▶ [Exercise]:
All lines from the beginning of the listing through the line with "var response = [0, 0.5, 1.5, 0.5, 5, 39, 79, 100];" are to be copied word for word; the pictures are not.

▶ [Collected data]:
******
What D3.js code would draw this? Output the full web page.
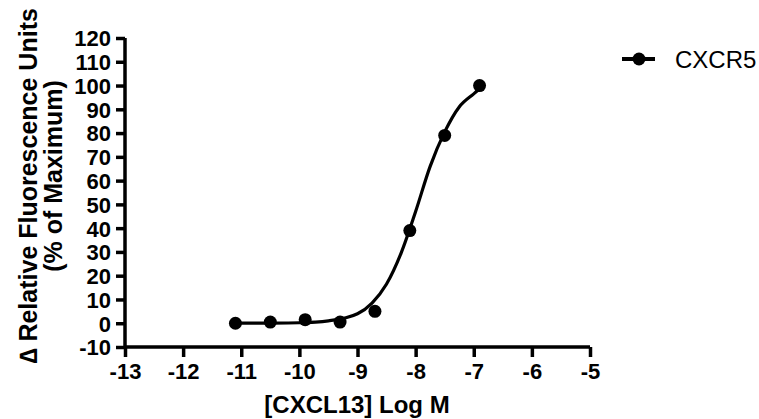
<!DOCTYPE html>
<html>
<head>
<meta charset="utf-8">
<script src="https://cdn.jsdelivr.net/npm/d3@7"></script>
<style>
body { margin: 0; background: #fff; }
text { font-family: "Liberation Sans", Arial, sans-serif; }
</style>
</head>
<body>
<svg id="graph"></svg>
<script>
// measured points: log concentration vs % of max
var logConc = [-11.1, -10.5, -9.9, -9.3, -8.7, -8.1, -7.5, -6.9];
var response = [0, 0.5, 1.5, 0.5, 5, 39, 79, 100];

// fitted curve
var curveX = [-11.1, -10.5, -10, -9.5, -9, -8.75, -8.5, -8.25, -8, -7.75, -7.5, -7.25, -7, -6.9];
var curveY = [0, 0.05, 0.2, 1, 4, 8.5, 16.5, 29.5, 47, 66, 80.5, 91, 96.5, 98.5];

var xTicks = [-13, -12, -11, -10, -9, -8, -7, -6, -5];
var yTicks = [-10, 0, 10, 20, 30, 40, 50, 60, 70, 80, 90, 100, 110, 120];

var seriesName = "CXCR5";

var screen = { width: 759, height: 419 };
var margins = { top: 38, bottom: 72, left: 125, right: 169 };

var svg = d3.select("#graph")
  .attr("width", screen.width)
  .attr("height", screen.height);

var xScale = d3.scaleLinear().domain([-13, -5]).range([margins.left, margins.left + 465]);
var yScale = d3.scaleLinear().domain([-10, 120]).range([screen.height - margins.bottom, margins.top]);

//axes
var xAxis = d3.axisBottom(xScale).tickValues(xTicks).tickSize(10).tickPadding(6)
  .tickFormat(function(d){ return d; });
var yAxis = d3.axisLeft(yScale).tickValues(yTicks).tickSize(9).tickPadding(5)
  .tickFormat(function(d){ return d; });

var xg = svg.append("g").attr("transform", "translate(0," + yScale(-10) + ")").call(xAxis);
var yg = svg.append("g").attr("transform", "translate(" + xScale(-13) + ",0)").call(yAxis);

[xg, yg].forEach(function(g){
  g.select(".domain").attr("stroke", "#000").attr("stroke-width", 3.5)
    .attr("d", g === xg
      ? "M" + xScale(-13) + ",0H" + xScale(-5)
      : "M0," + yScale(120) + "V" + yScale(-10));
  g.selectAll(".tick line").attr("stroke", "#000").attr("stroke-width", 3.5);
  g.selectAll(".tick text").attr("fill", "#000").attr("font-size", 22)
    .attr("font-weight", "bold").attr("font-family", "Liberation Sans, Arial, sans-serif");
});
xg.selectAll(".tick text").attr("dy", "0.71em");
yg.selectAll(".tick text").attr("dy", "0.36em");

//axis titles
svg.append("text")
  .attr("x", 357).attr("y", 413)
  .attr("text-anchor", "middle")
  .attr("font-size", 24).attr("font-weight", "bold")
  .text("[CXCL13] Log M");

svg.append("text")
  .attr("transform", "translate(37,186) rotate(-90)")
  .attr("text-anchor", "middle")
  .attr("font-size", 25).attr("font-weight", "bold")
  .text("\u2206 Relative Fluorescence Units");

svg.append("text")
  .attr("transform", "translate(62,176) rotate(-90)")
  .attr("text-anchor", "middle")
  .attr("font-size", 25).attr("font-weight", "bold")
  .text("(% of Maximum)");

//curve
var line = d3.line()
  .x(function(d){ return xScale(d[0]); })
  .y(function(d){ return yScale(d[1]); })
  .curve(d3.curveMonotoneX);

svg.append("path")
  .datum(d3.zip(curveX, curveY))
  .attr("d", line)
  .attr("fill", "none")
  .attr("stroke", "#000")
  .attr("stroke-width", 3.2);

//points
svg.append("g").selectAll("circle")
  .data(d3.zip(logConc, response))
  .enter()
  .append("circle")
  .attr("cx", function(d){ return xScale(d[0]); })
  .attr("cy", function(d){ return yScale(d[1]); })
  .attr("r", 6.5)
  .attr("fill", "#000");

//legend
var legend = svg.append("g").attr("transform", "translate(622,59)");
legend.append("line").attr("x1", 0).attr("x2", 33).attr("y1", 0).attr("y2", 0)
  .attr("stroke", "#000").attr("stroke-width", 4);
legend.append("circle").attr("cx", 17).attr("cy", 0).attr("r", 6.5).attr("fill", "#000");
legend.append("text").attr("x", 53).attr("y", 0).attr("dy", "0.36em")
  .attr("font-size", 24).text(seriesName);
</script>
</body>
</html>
******
▶ [Reply]:
What D3.js code would draw this? Output the full web page.
<!DOCTYPE html>
<html>
<head>
<meta charset="utf-8">
<script src="https://cdn.jsdelivr.net/npm/d3@7"></script>
<style>
body { margin: 0; background: #fff; }
text { font-family: "Liberation Sans", Arial, sans-serif; }
</style>
</head>
<body>
<svg id="graph"></svg>
<script>
// measured points: log concentration vs % of max
var logConc = [-11.1, -10.5, -9.9, -9.3, -8.7, -8.1, -7.5, -6.9];
var response = [0, 0.5, 1.5, 0.5, 5, 39, 79, 100];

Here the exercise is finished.